# [Goal]
Return each line that holds the word "this".
--- start Data section ---
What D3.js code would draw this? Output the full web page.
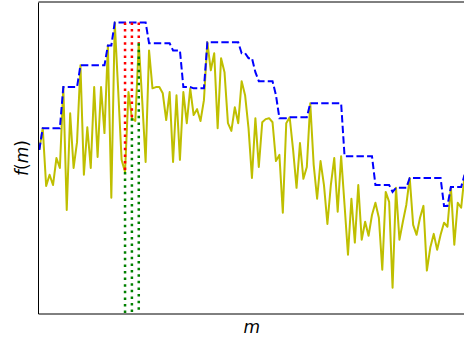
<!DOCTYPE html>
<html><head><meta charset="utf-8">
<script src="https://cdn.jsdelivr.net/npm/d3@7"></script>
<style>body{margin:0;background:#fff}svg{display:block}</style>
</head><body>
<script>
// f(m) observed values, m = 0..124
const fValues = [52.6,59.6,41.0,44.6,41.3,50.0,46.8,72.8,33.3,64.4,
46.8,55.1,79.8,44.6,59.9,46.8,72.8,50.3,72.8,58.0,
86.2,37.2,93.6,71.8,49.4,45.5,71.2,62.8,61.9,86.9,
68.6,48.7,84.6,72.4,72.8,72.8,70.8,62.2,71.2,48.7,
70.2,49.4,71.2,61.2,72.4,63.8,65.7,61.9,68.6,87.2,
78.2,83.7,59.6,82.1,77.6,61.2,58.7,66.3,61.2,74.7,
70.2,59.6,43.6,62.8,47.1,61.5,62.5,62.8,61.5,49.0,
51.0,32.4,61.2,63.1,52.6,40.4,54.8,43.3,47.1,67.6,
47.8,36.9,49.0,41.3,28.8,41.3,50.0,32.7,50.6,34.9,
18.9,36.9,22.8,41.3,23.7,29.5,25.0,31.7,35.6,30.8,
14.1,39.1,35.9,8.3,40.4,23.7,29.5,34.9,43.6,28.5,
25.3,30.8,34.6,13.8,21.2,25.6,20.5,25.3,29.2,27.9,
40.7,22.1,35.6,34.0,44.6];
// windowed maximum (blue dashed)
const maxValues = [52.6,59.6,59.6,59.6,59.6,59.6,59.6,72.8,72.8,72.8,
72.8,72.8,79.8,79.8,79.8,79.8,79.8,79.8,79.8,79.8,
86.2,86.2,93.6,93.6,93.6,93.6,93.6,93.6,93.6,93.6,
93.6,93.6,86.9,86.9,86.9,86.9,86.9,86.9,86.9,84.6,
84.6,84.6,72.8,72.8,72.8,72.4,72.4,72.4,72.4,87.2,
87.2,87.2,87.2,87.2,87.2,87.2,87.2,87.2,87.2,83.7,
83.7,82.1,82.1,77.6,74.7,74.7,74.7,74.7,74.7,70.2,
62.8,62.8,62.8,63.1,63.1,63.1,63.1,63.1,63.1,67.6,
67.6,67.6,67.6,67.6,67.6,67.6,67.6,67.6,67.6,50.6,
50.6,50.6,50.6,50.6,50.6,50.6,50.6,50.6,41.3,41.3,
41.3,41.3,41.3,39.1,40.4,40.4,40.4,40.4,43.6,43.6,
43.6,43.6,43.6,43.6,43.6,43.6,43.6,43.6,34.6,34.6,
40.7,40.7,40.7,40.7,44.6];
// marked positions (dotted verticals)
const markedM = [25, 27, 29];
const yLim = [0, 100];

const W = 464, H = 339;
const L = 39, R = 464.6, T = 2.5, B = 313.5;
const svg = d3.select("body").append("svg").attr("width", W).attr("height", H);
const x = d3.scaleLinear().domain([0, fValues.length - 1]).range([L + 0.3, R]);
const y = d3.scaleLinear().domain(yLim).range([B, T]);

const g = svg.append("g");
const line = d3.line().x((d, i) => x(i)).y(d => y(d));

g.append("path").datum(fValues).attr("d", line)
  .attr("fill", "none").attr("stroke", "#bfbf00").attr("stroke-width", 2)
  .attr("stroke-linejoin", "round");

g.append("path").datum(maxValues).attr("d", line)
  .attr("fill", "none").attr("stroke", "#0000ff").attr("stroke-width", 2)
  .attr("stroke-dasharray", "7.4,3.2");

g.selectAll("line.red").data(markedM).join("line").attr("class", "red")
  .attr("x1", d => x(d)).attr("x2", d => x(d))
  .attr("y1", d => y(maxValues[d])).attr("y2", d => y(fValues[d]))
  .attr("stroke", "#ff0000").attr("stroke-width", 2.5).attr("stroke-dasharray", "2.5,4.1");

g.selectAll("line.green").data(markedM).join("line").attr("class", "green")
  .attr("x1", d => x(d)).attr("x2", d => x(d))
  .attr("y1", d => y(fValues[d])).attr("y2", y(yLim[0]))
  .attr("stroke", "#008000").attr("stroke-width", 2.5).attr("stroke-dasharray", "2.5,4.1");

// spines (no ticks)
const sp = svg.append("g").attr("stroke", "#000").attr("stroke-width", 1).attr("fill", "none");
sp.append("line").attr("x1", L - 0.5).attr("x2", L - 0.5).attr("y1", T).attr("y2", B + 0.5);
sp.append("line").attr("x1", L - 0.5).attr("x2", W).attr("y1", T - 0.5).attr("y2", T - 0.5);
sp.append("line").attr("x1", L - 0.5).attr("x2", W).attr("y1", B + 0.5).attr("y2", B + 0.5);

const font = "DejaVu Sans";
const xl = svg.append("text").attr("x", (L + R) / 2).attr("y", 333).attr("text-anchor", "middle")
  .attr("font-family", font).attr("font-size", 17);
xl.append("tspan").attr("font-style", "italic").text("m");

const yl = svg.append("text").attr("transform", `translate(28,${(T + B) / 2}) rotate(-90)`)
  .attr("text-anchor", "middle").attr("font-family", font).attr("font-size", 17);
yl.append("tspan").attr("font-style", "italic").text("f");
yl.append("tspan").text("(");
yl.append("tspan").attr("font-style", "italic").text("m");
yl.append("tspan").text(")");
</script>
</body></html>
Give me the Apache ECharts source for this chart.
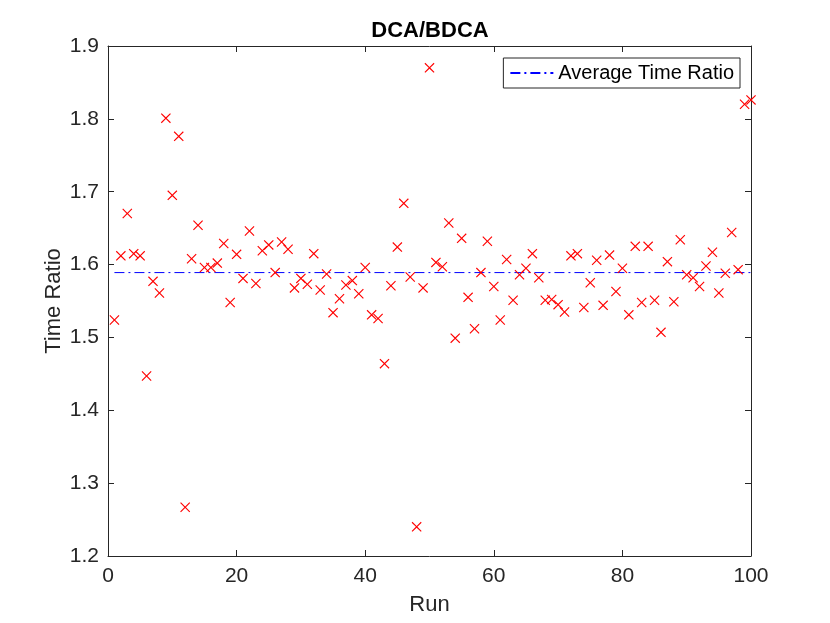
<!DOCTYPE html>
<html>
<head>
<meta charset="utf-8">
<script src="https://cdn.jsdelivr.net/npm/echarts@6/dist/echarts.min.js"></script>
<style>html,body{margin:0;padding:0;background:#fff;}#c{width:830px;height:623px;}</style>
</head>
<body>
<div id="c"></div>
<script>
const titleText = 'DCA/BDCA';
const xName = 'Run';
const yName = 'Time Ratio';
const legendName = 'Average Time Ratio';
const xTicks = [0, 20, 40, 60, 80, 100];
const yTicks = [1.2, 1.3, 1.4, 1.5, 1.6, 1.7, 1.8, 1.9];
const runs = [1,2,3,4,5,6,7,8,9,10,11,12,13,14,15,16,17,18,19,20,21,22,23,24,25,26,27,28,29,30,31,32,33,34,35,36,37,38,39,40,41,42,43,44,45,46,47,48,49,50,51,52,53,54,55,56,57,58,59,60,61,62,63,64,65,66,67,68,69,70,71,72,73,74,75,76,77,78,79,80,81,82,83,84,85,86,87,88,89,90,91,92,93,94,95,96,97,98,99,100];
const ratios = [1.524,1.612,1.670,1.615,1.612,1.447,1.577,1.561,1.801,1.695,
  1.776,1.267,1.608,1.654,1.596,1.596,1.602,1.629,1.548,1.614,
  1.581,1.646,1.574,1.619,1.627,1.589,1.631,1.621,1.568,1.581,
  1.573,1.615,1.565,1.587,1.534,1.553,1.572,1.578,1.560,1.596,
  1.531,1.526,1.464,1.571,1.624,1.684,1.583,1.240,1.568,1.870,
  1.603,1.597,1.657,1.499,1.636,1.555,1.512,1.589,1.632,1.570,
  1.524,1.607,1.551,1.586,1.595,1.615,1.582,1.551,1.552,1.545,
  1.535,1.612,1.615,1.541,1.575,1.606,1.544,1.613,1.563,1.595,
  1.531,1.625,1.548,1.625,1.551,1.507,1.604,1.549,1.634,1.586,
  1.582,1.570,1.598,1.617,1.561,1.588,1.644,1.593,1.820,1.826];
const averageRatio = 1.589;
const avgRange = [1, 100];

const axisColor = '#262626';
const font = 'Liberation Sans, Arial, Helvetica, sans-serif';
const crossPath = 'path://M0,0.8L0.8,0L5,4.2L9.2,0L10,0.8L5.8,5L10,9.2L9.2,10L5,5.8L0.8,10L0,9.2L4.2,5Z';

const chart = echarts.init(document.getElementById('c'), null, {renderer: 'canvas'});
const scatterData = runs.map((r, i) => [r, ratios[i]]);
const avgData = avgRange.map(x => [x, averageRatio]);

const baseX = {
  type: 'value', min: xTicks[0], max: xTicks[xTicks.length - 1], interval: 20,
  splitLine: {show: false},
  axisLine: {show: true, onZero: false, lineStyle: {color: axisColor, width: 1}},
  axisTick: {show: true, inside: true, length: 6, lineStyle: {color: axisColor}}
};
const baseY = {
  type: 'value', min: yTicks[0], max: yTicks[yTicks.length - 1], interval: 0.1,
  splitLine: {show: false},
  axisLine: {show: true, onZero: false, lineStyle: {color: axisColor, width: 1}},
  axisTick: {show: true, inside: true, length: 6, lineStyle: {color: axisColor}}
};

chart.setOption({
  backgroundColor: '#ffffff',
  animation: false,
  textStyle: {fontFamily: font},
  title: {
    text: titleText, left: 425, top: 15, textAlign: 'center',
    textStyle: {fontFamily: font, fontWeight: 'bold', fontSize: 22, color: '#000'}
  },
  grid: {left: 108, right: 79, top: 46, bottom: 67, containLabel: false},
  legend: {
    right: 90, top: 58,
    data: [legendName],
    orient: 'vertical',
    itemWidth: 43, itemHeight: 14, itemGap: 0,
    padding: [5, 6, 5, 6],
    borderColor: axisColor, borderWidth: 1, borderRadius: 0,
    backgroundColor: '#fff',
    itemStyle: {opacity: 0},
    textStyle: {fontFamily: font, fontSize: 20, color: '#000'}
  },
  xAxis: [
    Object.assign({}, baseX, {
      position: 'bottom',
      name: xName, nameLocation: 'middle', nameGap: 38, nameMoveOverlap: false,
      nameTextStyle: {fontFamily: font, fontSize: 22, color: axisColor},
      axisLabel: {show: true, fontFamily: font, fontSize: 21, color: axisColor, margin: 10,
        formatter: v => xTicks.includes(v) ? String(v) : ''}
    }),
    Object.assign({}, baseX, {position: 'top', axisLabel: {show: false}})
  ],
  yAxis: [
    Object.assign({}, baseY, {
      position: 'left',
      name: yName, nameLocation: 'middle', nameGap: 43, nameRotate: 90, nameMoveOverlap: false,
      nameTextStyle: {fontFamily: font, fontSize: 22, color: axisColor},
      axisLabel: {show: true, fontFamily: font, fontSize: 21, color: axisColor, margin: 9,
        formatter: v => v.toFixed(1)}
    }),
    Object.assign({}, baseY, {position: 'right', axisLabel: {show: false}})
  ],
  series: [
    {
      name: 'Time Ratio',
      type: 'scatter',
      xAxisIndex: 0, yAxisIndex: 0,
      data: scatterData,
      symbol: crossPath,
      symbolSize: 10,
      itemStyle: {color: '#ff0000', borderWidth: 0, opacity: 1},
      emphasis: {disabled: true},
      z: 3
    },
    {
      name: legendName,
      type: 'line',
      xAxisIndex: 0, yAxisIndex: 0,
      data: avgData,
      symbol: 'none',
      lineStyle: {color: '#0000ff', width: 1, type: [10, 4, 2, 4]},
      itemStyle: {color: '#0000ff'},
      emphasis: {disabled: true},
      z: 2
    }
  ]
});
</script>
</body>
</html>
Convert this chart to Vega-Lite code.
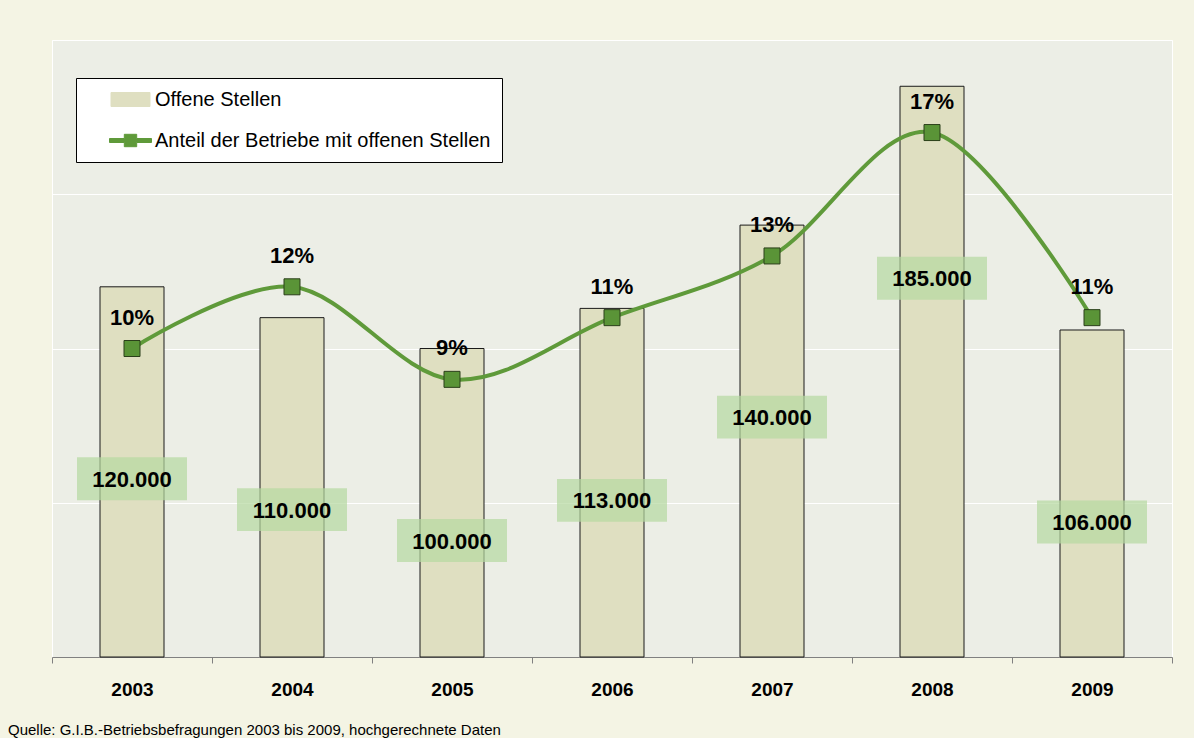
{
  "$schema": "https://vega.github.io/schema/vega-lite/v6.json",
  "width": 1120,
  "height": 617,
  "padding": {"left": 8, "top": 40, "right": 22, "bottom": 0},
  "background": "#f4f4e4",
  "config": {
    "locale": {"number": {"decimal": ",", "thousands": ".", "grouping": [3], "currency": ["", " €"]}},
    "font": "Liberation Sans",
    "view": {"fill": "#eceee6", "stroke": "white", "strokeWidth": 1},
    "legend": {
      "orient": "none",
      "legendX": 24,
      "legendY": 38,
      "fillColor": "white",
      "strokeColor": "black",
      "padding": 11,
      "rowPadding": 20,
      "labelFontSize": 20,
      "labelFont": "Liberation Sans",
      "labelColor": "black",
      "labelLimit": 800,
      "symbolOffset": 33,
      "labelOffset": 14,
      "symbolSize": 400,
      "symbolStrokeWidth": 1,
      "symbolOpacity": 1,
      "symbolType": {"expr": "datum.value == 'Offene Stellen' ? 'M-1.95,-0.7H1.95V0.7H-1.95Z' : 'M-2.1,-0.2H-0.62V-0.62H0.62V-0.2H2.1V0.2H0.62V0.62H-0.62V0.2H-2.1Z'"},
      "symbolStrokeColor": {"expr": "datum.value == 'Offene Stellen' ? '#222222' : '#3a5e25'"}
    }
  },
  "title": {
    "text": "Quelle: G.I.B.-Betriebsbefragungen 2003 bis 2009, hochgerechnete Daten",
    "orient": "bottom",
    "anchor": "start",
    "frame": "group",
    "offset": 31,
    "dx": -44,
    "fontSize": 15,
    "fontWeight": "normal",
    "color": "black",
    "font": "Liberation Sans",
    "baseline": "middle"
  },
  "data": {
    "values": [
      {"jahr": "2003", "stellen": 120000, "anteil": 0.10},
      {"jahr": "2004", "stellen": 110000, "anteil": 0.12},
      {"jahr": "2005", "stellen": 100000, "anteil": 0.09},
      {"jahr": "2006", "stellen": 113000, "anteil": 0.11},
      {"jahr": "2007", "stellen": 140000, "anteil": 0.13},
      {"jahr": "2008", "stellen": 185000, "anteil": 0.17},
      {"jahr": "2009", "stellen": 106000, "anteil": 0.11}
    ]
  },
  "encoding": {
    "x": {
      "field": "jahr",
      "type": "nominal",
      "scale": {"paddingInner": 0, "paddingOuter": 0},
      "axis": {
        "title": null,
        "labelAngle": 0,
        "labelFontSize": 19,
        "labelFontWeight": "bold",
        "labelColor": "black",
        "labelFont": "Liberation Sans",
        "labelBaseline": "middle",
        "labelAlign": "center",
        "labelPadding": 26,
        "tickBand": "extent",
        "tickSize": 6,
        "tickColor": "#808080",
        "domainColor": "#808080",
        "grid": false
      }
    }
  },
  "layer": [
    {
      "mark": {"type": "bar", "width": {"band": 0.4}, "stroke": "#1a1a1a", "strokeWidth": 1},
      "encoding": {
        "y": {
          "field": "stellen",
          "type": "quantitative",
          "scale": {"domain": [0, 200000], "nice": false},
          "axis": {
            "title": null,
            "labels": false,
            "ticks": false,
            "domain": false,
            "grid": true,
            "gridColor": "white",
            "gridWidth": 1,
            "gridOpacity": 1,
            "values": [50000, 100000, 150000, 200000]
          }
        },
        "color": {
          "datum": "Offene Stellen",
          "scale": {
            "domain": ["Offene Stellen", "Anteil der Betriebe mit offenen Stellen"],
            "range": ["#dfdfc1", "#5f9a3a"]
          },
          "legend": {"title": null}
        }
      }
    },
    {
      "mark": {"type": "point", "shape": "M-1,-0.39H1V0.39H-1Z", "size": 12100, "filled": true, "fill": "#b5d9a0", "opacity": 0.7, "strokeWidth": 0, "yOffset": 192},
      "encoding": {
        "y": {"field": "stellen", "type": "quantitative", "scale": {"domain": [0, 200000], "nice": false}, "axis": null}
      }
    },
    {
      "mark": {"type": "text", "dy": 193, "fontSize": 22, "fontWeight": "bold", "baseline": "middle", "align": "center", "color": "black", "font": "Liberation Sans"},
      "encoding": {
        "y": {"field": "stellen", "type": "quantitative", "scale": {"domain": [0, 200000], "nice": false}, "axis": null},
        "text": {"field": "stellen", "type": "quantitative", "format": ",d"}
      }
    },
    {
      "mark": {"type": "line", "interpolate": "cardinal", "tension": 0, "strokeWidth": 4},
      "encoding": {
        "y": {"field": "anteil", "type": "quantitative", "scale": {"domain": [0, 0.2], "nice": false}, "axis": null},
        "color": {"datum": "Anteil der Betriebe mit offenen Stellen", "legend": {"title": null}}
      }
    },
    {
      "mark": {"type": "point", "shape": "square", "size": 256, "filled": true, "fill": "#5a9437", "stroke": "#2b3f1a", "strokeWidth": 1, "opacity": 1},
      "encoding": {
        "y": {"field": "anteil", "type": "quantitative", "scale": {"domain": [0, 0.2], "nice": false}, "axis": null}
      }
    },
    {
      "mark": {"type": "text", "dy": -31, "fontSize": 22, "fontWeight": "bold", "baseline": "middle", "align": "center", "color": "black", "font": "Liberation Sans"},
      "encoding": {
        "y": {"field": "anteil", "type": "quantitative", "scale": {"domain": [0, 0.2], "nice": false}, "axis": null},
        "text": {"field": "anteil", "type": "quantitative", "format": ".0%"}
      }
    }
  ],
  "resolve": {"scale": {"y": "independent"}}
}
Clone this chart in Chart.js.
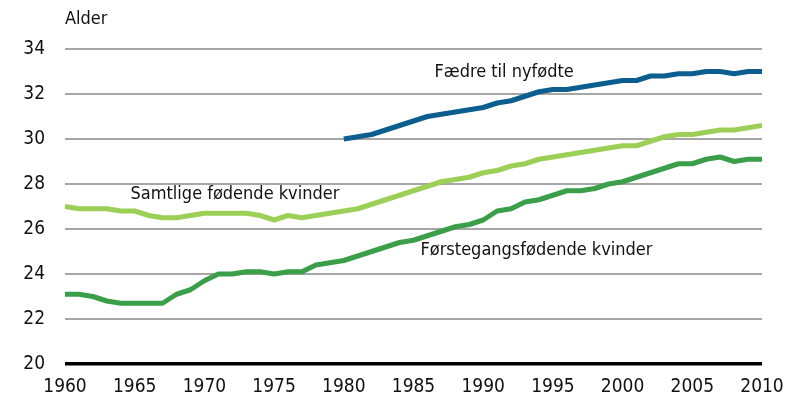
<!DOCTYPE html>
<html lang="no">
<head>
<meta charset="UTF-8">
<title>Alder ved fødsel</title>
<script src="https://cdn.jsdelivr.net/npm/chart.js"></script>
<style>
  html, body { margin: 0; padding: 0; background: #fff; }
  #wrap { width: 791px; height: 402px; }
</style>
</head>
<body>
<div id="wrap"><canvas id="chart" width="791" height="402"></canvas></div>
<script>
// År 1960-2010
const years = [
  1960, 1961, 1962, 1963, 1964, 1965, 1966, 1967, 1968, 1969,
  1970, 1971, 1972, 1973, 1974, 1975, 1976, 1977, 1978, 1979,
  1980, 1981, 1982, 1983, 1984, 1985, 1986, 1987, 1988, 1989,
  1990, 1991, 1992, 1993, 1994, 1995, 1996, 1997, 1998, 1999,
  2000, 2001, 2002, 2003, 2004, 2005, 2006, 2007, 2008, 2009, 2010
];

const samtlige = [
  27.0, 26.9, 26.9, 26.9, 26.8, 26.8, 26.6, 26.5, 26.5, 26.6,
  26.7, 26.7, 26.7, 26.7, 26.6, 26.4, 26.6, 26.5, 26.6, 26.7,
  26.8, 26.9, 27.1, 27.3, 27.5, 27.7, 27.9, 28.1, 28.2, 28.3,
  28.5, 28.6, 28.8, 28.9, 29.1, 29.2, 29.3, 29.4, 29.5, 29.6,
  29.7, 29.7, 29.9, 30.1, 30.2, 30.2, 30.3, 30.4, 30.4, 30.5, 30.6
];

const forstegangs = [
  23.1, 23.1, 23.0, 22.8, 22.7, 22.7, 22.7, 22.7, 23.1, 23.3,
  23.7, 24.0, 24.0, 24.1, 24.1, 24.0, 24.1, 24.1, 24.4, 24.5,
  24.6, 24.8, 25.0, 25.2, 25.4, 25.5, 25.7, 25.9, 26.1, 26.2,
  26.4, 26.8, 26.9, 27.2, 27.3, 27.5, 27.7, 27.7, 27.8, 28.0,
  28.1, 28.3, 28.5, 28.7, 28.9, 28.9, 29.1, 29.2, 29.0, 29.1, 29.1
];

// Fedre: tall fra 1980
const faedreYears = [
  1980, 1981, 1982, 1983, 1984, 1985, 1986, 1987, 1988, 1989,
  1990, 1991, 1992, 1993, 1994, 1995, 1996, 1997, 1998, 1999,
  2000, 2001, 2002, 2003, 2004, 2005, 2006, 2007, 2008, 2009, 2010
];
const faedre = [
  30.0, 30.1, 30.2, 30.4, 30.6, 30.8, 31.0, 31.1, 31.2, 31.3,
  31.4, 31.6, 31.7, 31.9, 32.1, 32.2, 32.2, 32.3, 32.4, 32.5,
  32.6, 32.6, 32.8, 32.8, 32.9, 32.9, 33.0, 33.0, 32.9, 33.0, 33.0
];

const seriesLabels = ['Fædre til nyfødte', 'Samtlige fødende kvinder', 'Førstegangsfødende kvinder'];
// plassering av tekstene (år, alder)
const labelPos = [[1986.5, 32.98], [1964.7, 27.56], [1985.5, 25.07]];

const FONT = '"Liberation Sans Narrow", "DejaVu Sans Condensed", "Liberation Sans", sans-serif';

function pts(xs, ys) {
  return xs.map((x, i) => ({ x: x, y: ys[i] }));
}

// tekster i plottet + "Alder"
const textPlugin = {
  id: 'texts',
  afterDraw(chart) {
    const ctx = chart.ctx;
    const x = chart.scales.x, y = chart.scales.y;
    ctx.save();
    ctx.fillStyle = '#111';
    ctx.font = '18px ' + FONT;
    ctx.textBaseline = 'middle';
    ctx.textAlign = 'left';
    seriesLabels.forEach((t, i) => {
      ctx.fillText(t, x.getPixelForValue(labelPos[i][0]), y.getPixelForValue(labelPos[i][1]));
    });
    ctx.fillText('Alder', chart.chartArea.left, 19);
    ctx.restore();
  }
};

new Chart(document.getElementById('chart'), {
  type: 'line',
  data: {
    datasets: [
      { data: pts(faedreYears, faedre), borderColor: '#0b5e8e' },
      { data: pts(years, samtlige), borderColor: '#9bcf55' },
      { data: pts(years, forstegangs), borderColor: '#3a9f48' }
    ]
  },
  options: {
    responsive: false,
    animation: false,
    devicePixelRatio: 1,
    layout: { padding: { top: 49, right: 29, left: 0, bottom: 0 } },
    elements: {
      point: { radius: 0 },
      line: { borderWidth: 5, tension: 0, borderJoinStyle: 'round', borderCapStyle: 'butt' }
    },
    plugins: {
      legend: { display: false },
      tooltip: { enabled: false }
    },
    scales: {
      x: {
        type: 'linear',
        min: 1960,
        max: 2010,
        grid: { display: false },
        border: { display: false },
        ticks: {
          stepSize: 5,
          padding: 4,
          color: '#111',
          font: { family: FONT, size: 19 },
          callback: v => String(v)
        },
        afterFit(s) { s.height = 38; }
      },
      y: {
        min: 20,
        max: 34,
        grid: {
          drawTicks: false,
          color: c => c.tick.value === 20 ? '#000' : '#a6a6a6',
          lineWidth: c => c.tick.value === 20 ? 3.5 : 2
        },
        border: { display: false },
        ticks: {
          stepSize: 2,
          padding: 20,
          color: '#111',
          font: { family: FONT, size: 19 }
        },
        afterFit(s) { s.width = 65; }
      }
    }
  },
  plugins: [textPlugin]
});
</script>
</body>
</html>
--- end Data section ---
# [Task response]
What D3.js code would draw this? Output the full web page.
Give me the Apache ECharts source for this chart.
Convert this chart to Vega-Lite code.
Clone this chart in Chart.js.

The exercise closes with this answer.